#### WHAT TO PRODUCE:
From the entries below, work out the number of lines that hold the word "this", and give that number alone.

>> Start

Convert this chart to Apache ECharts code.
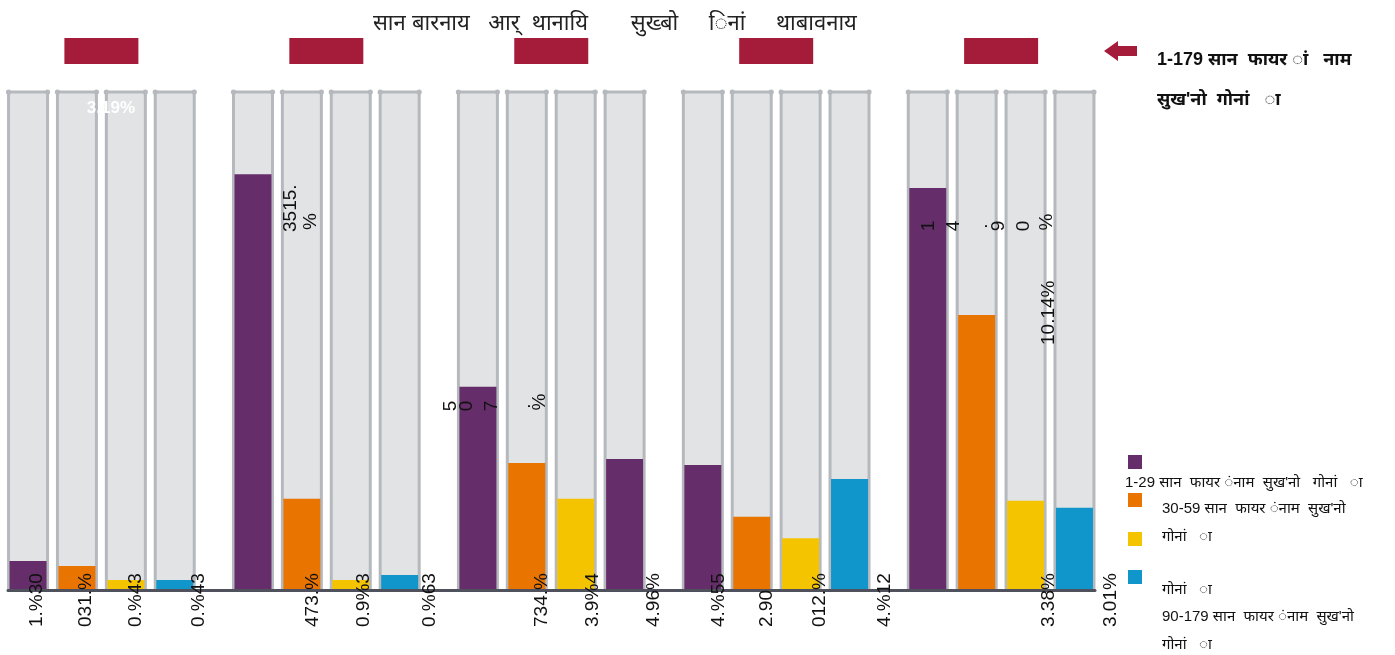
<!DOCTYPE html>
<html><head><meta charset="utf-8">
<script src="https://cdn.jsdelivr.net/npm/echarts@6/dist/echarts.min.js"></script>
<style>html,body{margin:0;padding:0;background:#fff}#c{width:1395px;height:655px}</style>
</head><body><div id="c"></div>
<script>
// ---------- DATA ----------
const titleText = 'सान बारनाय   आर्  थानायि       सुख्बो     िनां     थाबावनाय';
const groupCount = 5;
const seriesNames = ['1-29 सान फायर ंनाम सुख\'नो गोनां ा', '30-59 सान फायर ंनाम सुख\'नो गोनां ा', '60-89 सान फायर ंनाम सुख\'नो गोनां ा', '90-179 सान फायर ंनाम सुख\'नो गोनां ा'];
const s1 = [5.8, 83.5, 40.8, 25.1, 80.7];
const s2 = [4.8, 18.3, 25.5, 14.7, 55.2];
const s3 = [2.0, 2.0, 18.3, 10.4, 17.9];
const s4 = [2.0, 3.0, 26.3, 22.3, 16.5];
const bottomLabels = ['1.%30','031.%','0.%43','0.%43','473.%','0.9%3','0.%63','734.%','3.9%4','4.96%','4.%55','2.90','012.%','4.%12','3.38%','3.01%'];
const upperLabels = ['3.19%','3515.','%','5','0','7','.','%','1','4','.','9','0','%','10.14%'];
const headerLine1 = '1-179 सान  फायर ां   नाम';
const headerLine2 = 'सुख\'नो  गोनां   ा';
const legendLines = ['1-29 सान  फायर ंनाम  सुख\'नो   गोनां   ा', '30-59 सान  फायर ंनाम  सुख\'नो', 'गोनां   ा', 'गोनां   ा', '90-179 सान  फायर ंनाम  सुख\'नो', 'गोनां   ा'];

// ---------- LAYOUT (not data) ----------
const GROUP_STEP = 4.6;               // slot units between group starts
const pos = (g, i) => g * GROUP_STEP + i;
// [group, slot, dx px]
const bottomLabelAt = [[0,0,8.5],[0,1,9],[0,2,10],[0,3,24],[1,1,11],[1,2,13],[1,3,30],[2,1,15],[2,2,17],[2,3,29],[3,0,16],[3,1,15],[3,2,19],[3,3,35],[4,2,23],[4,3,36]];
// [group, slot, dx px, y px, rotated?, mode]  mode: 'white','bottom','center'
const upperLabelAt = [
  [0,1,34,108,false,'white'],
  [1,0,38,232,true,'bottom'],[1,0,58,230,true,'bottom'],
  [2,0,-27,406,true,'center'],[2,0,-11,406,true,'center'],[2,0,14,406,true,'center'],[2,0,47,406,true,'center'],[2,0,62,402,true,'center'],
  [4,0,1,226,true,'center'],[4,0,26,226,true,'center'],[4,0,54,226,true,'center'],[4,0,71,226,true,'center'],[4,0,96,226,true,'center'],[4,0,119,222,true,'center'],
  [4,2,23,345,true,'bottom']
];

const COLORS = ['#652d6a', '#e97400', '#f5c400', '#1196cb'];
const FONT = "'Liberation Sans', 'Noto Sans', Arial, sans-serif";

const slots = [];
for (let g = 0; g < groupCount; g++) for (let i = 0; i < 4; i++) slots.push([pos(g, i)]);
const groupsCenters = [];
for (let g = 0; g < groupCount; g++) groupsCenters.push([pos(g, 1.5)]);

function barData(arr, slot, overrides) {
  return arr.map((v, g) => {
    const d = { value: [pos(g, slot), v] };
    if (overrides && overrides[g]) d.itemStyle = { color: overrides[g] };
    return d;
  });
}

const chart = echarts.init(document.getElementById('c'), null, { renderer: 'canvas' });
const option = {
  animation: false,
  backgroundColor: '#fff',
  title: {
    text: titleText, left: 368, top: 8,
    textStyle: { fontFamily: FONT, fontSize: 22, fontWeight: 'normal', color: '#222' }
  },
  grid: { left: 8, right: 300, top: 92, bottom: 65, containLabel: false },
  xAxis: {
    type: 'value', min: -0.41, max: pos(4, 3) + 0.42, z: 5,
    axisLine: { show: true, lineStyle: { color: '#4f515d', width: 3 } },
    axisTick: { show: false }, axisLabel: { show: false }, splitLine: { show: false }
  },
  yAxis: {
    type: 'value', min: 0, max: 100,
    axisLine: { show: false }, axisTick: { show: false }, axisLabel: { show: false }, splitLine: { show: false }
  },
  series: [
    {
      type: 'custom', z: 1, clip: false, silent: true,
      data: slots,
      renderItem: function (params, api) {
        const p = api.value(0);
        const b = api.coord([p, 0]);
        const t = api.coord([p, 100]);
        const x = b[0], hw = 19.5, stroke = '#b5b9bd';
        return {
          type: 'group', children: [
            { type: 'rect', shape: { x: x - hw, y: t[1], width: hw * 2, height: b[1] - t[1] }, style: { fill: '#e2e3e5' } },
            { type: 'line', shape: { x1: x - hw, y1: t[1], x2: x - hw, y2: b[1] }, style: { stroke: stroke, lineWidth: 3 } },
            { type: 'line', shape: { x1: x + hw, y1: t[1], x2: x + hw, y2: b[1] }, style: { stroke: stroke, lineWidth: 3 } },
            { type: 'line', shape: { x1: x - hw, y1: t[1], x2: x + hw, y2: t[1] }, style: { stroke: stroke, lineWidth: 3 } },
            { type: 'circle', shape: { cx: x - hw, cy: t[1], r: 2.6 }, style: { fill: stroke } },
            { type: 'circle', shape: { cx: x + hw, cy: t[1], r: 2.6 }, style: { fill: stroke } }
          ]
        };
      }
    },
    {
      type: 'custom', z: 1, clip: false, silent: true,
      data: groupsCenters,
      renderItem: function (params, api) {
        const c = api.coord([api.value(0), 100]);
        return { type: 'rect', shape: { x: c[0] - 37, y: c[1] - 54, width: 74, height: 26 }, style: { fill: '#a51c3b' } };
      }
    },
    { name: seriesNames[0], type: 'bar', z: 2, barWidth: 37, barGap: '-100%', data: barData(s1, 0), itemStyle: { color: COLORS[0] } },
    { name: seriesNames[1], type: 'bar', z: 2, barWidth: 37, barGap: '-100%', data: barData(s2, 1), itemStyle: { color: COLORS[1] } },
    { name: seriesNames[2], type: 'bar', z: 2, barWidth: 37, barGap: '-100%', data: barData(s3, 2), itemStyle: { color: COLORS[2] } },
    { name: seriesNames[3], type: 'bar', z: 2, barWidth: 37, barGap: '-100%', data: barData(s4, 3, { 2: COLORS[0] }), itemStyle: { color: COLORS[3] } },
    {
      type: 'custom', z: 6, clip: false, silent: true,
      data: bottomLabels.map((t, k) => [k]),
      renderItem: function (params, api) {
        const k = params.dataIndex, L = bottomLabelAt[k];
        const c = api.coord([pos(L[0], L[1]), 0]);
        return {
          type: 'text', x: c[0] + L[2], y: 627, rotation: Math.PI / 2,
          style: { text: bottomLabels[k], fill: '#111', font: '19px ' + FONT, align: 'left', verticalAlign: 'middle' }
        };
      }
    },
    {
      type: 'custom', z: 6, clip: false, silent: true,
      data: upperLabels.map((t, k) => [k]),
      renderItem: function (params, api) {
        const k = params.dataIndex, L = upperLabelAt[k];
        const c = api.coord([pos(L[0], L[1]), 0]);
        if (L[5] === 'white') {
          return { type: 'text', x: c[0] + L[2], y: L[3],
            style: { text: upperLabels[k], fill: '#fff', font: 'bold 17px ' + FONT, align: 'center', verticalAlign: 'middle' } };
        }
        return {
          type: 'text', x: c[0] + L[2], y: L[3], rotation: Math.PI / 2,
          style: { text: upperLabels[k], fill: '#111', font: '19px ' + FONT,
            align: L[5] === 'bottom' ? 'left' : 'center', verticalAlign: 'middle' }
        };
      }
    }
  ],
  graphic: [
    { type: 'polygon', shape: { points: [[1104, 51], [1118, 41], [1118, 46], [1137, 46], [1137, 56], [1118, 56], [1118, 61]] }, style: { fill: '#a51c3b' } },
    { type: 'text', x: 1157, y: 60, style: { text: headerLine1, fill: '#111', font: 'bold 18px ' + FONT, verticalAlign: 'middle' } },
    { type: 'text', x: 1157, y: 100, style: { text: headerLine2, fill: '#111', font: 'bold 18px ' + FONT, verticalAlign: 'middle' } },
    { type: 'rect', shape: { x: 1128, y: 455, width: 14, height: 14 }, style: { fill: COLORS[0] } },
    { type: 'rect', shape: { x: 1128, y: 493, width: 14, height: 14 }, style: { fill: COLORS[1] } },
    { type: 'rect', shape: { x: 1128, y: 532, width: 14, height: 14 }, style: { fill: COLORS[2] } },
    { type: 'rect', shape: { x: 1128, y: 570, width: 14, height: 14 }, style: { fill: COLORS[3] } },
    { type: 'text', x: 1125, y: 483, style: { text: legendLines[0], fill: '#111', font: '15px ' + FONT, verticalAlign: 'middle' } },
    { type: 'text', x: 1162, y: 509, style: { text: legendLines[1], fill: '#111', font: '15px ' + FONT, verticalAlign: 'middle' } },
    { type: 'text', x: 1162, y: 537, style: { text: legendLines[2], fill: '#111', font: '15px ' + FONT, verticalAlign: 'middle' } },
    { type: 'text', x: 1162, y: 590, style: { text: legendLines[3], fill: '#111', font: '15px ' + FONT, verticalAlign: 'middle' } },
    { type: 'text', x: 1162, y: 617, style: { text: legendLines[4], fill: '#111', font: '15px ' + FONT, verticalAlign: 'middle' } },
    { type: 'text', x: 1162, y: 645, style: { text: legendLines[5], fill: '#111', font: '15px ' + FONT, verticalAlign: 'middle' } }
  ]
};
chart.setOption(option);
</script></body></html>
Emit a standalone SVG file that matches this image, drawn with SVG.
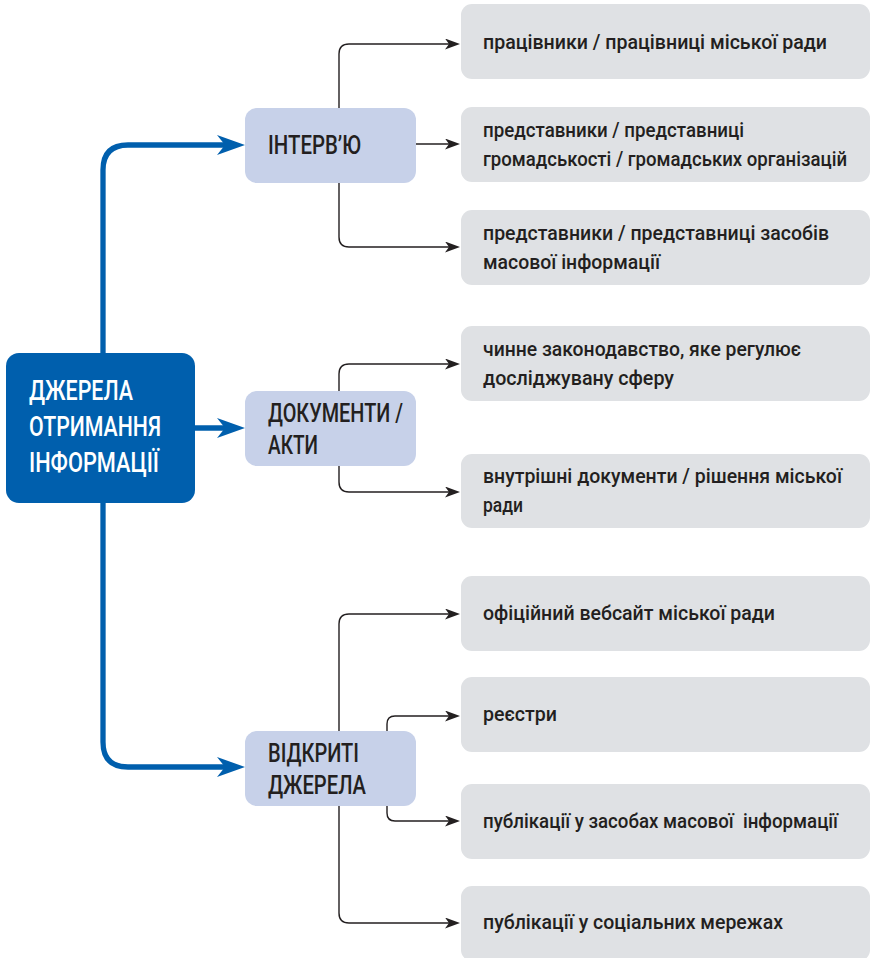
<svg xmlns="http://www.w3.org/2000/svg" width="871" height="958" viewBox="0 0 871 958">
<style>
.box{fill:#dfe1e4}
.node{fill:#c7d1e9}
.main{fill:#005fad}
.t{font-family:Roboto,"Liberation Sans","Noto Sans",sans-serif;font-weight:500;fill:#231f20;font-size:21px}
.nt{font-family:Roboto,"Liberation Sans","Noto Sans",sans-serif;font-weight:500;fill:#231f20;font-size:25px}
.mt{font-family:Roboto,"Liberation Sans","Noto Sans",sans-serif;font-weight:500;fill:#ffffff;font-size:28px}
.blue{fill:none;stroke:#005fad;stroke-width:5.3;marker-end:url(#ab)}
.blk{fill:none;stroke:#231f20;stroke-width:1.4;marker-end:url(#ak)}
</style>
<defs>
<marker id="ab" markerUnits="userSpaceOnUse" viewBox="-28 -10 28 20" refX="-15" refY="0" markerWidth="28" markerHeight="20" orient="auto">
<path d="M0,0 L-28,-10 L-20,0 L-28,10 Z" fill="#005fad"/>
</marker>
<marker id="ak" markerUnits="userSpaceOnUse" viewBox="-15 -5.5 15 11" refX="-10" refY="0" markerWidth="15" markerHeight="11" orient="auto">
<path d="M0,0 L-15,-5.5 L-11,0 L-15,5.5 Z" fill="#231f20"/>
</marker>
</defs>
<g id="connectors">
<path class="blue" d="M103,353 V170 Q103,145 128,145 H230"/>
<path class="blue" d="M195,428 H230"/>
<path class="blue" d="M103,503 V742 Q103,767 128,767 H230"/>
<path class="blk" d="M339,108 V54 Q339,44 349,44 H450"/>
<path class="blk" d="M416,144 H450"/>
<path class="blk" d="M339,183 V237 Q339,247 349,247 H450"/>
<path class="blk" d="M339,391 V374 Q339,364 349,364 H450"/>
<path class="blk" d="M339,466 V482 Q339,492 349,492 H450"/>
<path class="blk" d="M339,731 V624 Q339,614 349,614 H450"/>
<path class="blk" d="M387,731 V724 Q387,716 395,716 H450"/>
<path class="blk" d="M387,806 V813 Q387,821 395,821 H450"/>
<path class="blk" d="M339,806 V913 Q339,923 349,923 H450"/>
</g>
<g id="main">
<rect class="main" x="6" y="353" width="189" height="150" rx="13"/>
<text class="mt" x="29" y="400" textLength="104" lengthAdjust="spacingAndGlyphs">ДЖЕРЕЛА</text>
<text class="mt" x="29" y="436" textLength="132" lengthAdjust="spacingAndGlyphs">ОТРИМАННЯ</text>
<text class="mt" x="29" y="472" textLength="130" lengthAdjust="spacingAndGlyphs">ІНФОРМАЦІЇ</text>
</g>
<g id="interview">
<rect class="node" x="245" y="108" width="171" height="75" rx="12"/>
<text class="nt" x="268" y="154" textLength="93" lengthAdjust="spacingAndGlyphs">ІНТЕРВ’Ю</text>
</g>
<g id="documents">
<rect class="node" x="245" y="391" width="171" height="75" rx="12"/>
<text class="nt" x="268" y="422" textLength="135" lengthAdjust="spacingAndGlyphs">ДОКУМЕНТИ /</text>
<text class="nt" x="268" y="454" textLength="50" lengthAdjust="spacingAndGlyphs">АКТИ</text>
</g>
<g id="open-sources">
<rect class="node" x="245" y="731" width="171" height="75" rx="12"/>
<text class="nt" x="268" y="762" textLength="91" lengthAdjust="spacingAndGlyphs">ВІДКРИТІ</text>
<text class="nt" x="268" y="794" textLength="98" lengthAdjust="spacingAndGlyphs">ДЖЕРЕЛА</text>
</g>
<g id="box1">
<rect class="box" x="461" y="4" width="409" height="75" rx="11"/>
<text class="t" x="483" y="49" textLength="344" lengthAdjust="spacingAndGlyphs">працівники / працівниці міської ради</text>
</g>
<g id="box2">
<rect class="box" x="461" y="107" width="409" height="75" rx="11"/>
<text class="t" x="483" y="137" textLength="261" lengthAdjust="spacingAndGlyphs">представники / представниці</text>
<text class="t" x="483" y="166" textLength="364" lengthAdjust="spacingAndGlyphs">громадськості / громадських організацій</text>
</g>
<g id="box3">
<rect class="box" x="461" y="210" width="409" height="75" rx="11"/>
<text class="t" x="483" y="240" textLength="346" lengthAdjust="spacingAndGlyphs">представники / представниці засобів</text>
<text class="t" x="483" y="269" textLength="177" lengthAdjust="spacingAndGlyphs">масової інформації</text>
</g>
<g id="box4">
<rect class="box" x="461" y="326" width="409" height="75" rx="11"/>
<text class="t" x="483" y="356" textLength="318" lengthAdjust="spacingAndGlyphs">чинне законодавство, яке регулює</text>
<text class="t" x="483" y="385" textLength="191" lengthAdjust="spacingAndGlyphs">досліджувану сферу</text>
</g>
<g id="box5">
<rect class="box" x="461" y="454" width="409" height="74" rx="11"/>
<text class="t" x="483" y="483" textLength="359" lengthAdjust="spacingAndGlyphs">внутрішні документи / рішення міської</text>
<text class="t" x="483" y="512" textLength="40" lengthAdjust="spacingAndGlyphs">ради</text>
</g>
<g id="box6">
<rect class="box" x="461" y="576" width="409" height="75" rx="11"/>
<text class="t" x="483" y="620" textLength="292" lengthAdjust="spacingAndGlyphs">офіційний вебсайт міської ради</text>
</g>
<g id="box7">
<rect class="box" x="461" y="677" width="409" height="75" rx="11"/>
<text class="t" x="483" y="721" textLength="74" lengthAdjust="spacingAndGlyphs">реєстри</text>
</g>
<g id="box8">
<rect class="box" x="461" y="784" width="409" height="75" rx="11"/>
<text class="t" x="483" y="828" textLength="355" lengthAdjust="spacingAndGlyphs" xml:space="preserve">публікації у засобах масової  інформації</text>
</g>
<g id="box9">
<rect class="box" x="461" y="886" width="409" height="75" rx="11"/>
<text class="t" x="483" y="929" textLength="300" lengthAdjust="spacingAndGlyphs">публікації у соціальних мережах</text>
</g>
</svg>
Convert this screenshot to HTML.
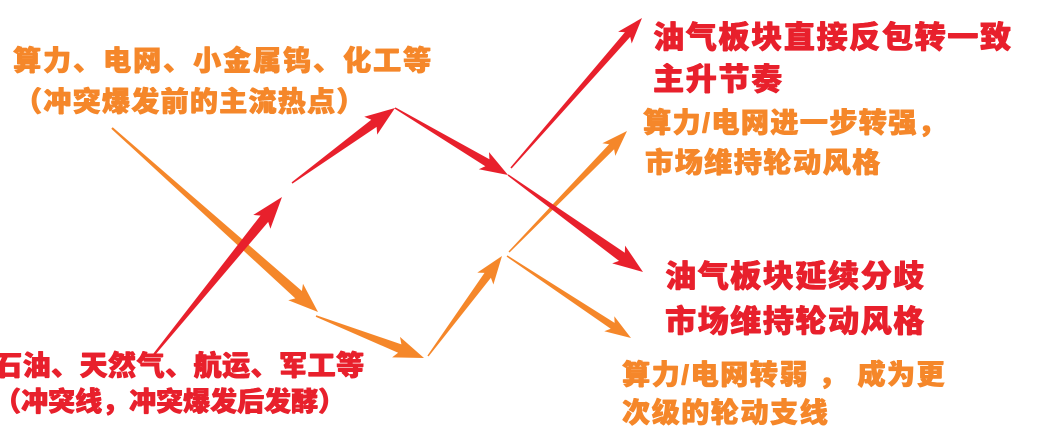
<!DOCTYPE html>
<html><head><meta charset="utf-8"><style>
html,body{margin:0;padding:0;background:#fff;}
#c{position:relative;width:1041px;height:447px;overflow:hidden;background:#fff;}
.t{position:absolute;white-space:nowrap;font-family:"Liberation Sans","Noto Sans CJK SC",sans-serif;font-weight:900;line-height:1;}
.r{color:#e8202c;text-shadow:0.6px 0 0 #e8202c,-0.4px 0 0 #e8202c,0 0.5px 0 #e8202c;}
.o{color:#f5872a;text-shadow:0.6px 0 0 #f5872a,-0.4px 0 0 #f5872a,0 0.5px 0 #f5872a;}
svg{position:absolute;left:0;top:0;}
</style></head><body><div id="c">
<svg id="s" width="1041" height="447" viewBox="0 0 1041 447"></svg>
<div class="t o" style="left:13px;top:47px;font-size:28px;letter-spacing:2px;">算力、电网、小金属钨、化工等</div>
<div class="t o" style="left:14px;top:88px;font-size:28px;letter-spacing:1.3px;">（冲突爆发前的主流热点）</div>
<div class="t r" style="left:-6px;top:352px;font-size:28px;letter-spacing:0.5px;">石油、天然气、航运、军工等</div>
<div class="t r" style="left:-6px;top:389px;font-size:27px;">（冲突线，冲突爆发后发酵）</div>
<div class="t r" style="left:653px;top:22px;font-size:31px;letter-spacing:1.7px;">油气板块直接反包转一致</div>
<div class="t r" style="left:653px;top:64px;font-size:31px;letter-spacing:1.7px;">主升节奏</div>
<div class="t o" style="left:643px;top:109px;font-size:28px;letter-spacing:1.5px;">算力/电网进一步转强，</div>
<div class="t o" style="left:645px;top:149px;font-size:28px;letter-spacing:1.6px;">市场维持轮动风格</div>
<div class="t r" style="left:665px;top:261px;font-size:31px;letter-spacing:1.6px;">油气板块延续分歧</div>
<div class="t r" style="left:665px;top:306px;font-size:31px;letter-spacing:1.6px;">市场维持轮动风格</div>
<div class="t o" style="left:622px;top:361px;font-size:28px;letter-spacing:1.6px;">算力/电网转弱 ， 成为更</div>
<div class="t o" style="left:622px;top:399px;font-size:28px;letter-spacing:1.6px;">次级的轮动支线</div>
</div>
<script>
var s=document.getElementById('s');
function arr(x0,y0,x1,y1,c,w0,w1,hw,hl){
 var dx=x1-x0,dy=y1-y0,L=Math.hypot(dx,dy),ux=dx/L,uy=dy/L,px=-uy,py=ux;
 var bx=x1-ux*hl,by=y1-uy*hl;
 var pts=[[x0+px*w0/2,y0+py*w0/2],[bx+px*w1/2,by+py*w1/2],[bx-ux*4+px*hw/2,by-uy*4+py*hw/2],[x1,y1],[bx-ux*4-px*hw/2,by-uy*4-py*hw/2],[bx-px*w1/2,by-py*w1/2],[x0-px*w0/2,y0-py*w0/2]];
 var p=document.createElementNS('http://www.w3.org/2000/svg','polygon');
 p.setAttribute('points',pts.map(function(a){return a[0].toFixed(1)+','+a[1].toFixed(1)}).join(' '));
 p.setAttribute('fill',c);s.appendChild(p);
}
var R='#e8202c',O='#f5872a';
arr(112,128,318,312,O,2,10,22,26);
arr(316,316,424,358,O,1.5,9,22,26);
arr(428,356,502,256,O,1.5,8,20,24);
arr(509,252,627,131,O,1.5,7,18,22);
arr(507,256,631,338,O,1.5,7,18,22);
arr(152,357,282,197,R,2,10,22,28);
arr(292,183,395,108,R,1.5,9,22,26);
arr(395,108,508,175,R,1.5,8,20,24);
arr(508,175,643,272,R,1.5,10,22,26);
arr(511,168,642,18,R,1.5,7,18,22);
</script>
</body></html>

>> End

#### EXERCISE ANSWER:
3